I found the problem, and the solution.
tl;dr at the bottom of this post.
After looking at all that has been discussed here, and looking for commonalities in the test setups, I find the following points:
- Roon core running natively on Linux (CentOS 7.6) looses connectivity to / is not reachable from Android Roon remotes / endpoints connected via Wifi, after some number of hours (far less than a day) of successful functioning. A restart of the Roon core (not the entire Linux OS) is required to get the Androids to function again.
- Roon core running in a VM (ROCK, Windows 10) in a KVM VM on the same CentOS server communicates fine, with no failures with Android Roon remotes/endpoints connected via Wifi.

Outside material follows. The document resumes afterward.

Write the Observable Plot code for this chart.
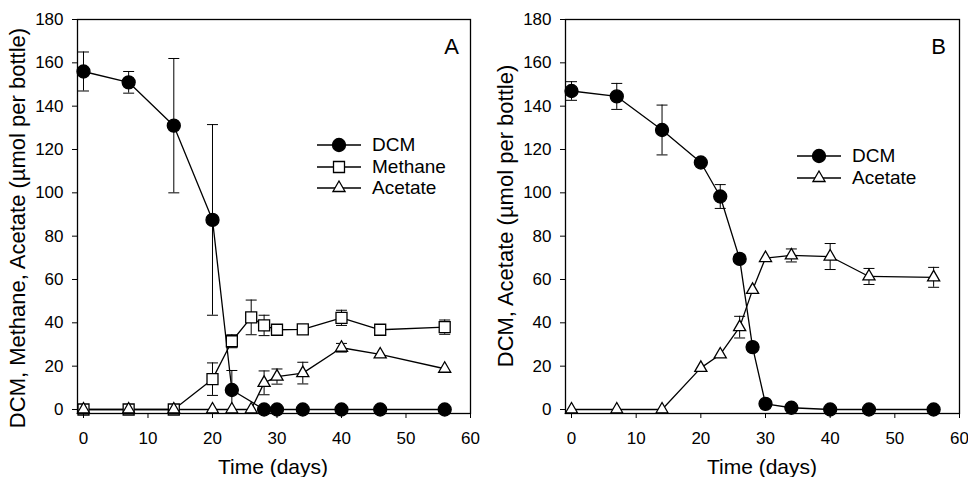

- Roon uses multicast communication
- IGMP snooping (on or off) on the switch does not change the outcome. A dumb vs. smart switch does not change the outcome.
I wanted to test another VM, running DietPi for example, but then I thought - it’ll probably work fine, again. I asked myself why I think that.
What’s the different between an application in a KVM VM running on Linux, and that application running natively on the machine hosting the KVM VMs?
- The VMs and the host Linux system are using the same ethernet interface (NIC).
- The NIC is shared with the VMs via a bridge (in the Linux OS)
So I looked at the bridge. A bridge passes along everything, it’s not a router. A bridge is like a switch in that sense. Does Linux mess with IGMP or anything in a bridge? No.
Any further differences?
- The VMs (on the bridge) bypass the Linux firewall.
So I looked at the firewall rules.
My active firewall rules (stated in the very first post of this thread) conform to the Roon documentation. So, perhaps there is something that has as yet not been taken into account in the firewall documentation.
It turns out Linux IPTables firewalls have to be explicitly configured to pass along IGMP.
The following is my (current) iptables configuration as pertains to Roon. In CentOS (and RHEL) this configuration is located in /etc/sysconfig/iptables :
:INPUT ACCEPT [0:0]
:FORWARD ACCEPT [0:0]
:OUTPUT ACCEPT [0:0]
## Defaults ##
-A INPUT -m state --state RELATED,ESTABLISHED -j ACCEPT
-A INPUT -p icmp -j ACCEPT
-A INPUT -i lo -j ACCEPT
## IGMP ##
-A INPUT -s 22.214.171.124/4 -j ACCEPT
-A INPUT -d 126.96.36.199/4 -j ACCEPT
-A INPUT -s 240.0.0.0/5 -j ACCEPT
-A INPUT -m pkttype --pkt-type multicast -j ACCEPT
-A INPUT -m pkttype --pkt-type broadcast -j ACCEPT
## Roon ##
-A INPUT -s 192.168.0.0/24 -p udp --dport 9003 -j ACCEPT
-A INPUT -s 192.168.0.0/24 -p tcp --match multiport --dports 9100:9200 -j ACCEPT
# Web Controller
-A INPUT -s 192.168.0.0/24 -p tcp --dport 8080 -j ACCEPT
The IGMP and Broadcast rules (in the ## IGMP ## block) are new (to my setup). The previously existing Roon rules (## Roon ##) are directly based on the Roon ports documentation.
Result: using Setup #1 (documented in this thread), and the addition of the IGMP rules added to IPtables on the CentOS Server, the Android Roon remotes/endpoints are able to function properly, even after the Roon core service on the CentOS Server has been running for many hours (a day) since last being restarted.
I have tested this for one day now on three Android phones of various models (also previously documented in this thread). In this time all three Android devices have previously al been unable to connect to the Roon core with Setup #1, before the addition of the IGMP iptables runles.
Further points for me to look at:
- Longtime performance of the setup (we’ll see in a few more days / weeks if it holds up)
- The Firewall is set to accept 188.8.131.52/4 - well, that’s a lot. I wish to test if a subset will work to not allow everything. This firewall ist NATed and firewalled separately to the internet (via pfsense), so fine, the entire world can’t com knocking anyway, but still, let’s see if this is necessary.